Cette attitude de la nouvelle élite a trouvé de la part de l'Occident un soutien qui est surtout moral en attendant. C'est que les leaders des pays occidentaux ne sont pas encore prêts à proposer à leurs peuples de vivre, dès à présent, dans une "maison commune" avec les Ukrainiens et les Géorgiens, d'autant plus que la population de l'UE se montre toujours très réticente envers l'intégration au sein de l'Europe unie de la Turquie, membre "historique" de l'OTAN. Néanmoins, ces mêmes leaders occidentaux disposent toujours d'autres moyens, dont le dialogue ininterrompu et de petits gestes positifs, mais fréquents. Tout cela permet de créer l'illusion d'un processus d'intégration permanent pouvant s'avérer irréversible à une certaine étape. Et d'ici là, estiment certains politiciens en Occident, des conditions d'une intégration effective pourront être réunies. En fait, au début des années 1990, très peu de gens auraient pu imaginer que les Etats baltes deviendraient un jour membres de l'OTAN et de l'UE.

C'est ainsi qu'est apparu le phénomène des "révolutions colorées" qui a remis en cause l'existence même de la Communauté des Etats indépendants. D'une part, la création de la Communauté du choix démocratique (CCD) n'est qu'une sorte d'alternative à l'influence russe dans l'espace post-soviétique. De l'autre, la Russie a radicalement différencié son attitude envers les pays de la CEI. Ainsi, les pays qui font partie du cercle "étroit" des alliés de Moscou dans le cadre de l'Organisation du Traité de sécurité collective et de la Communauté économique eurasiatique gardent leurs préférences habituelles, mais ceux qui ont choisi la voie du développement "pro-occidental" sont désormais "délivrés" de la tutelle russe et ce, pas seulement dans le domaine de la politique, mais aussi dans celui de l'économie. Autrement dit, ces derniers devront acheter les hydrocarbures russes à des prix se rapprochant de ceux du marché.

Par conséquent, la CEI est en train de traverser une crise. Mais est-ce que cela signifie l'effondrement de cette organisation? Tout porte à croire que tel n'est pas le cas. Car ni la Russie ni ses plus proches alliés, ni même les pays "pro-occidentaux" ne sont prêts à renoncer aujourd'hui aux accords conclus dans le cadre de la Communauté des Etats indépendants et qui portent sur les intérêts tant des Etats eux-mêmes que de leurs citoyens dans les sphères politique, économique et humanitaire. Et ce n'est pas par hasard que la Géorgie, qui a déjà plus d'une fois déclaré sa sortie éventuelle de la CEI, en fait toujours partie.
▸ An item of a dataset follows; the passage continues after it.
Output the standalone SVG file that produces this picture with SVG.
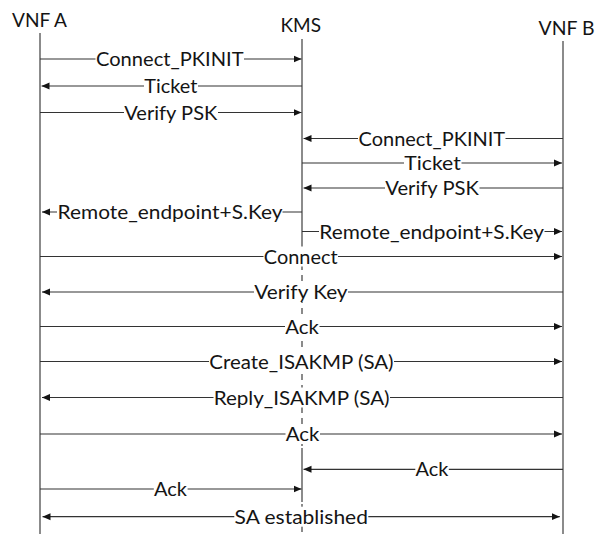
<svg xmlns="http://www.w3.org/2000/svg" width="595" height="534" viewBox="0 0 595 534">
<defs>
<style>
.hdr{font-family:Lato,"Liberation Sans",sans-serif;font-size:19.5px;fill:#141414}
.lbl{font-family:Lato,"Liberation Sans",sans-serif;font-size:19.5px;fill:#141414}
.life{stroke:#6e6e6e;stroke-width:1.6;fill:none}
.dash{stroke-dasharray:6 5}
.msg{stroke:#333333;stroke-width:1.2;fill:none;marker-end:url(#ah)}
.both{marker-start:url(#ah)}
.bg{fill:#ffffff}
</style>
<marker id="ah" markerUnits="userSpaceOnUse" markerWidth="8" markerHeight="8" viewBox="0 0 8 8" refX="8" refY="4" orient="auto-start-reverse">
<path d="M0,0.5 L8,4 L0,7.5 z" fill="#141414"/>
</marker>
</defs>
<rect width="595" height="534" fill="#ffffff"/>

<g id="vnfA">
<line class="life" x1="40" y1="33" x2="40" y2="534"/>
<text class="hdr" x="12" y="26.7" textLength="55" lengthAdjust="spacingAndGlyphs">VNF A</text>
</g>
<g id="kms">
<line class="life" x1="302" y1="39" x2="302" y2="242"/>
<line class="life dash" x1="302" y1="242" x2="302" y2="448"/>
<line class="life" x1="302" y1="448" x2="302" y2="502"/>
<line class="life dash" x1="302" y1="504" x2="302" y2="534"/>
<text class="hdr" x="280.5" y="32" textLength="40.5" lengthAdjust="spacingAndGlyphs">KMS</text>
</g>
<g id="vnfB">
<line class="life" x1="563" y1="41" x2="563" y2="534"/>
<text class="hdr" x="538.5" y="34.5" textLength="56" lengthAdjust="spacingAndGlyphs">VNF B</text>
</g>

<g id="connectors">
<g id="m1"><line class="msg" x1="40" y1="59" x2="301.5" y2="59"/><rect class="bg" x="95.5" y="49" width="148.5" height="20"/><text class="lbl" x="96" y="66" textLength="147.5" lengthAdjust="spacingAndGlyphs">Connect_PKINIT</text></g>
<g id="m2"><line class="msg" x1="302" y1="86" x2="41.5" y2="86"/><rect class="bg" x="144" y="76" width="54" height="20"/><text class="lbl" x="144.3" y="93" textLength="53" lengthAdjust="spacingAndGlyphs">Ticket</text></g>
<g id="m3"><line class="msg" x1="40" y1="112.5" x2="301.5" y2="112.5"/><rect class="bg" x="124" y="102.5" width="94" height="20"/><text class="lbl" x="124.3" y="119.5" textLength="93" lengthAdjust="spacingAndGlyphs">Verify PSK</text></g>
<g id="m4"><line class="msg" x1="563" y1="138.5" x2="303.5" y2="138.5"/><rect class="bg" x="358" y="128.5" width="147.5" height="20"/><text class="lbl" x="358.6" y="145.5" textLength="146.5" lengthAdjust="spacingAndGlyphs">Connect_PKINIT</text></g>
<g id="m5"><line class="msg" x1="302" y1="163" x2="562" y2="163"/><rect class="bg" x="404" y="153" width="57.5" height="20"/><text class="lbl" x="404.3" y="170" textLength="56.5" lengthAdjust="spacingAndGlyphs">Ticket</text></g>
<g id="m6"><line class="msg" x1="563" y1="188" x2="303.5" y2="188"/><rect class="bg" x="385" y="178" width="94.5" height="20"/><text class="lbl" x="385.3" y="195" textLength="93.5" lengthAdjust="spacingAndGlyphs">Verify PSK</text></g>
<g id="m7"><line class="msg" x1="302" y1="212" x2="42" y2="212"/><rect class="bg" x="57" y="202" width="225.5" height="20"/><text class="lbl" x="57.6" y="219" textLength="224.8" lengthAdjust="spacingAndGlyphs">Remote_endpoint+S.Key</text></g>
<g id="m8"><line class="msg" x1="302" y1="231.5" x2="562" y2="231.5"/><rect class="bg" x="319" y="221.5" width="225.5" height="20"/><text class="lbl" x="319.3" y="238.5" textLength="224.8" lengthAdjust="spacingAndGlyphs">Remote_endpoint+S.Key</text></g>
<g id="m9"><line class="msg" x1="40" y1="256.5" x2="562" y2="256.5"/><rect class="bg" x="263.5" y="246.5" width="74.5" height="20"/><text class="lbl" x="263.8" y="263.5" textLength="73.8" lengthAdjust="spacingAndGlyphs">Connect</text></g>
<g id="m10"><line class="msg" x1="563" y1="292" x2="42" y2="292"/><rect class="bg" x="254" y="282" width="94" height="20"/><text class="lbl" x="254.3" y="299" textLength="93.3" lengthAdjust="spacingAndGlyphs">Verify Key</text></g>
<g id="m11"><line class="msg" x1="40" y1="326.5" x2="562" y2="326.5"/><rect class="bg" x="285" y="316.5" width="34.5" height="20"/><text class="lbl" x="285.3" y="333.5" textLength="33.5" lengthAdjust="spacingAndGlyphs">Ack</text></g>
<g id="m12"><line class="msg" x1="40" y1="361.5" x2="562" y2="361.5"/><rect class="bg" x="209" y="351.5" width="185" height="20"/><text class="lbl" x="209.3" y="368.5" textLength="184.3" lengthAdjust="spacingAndGlyphs">Create_ISAKMP (SA)</text></g>
<g id="m13"><line class="msg" x1="563" y1="397.5" x2="42" y2="397.5"/><rect class="bg" x="213.5" y="387.5" width="176.5" height="20"/><text class="lbl" x="213.7" y="404.5" textLength="175.9" lengthAdjust="spacingAndGlyphs">Reply_ISAKMP (SA)</text></g>
<g id="m14"><line class="msg" x1="40" y1="434" x2="562" y2="434"/><rect class="bg" x="285.5" y="424" width="34.5" height="20"/><text class="lbl" x="285.8" y="441" textLength="33.5" lengthAdjust="spacingAndGlyphs">Ack</text></g>
<g id="m15"><line class="msg" x1="563" y1="469.3" x2="303.5" y2="469.3"/><rect class="bg" x="415.3" y="459.3" width="33.5" height="20"/><text class="lbl" x="415.6" y="476.3" textLength="32.8" lengthAdjust="spacingAndGlyphs">Ack</text></g>
<g id="m16"><line class="msg" x1="40" y1="489" x2="301.5" y2="489"/><rect class="bg" x="153.8" y="479" width="33.8" height="20"/><text class="lbl" x="154.1" y="496" textLength="32.9" lengthAdjust="spacingAndGlyphs">Ack</text></g>
<g id="m17"><line class="msg both" x1="42.5" y1="516.7" x2="559.8" y2="516.7"/><rect class="bg" x="234.3" y="506.7" width="134" height="20"/><text class="lbl" x="234.6" y="523.7" textLength="133.3" lengthAdjust="spacingAndGlyphs">SA established</text></g>
</g>
</svg>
Il n'est pas exclu que dans une perspective historique éloignée les pays membres de la Communauté du choix démocratique quittent la CEI. Mais cette variante suppose que l'intégration européenne devienne une réalité pour les Etats concernés, ce qui n'est pas garanti, loin de là! Mais même alors, la CEI peut tenir, dans un format réduit sans doute, peut-être avec un autre nom et comme projet d'intégration pro-russe beaucoup plus "ambitieux".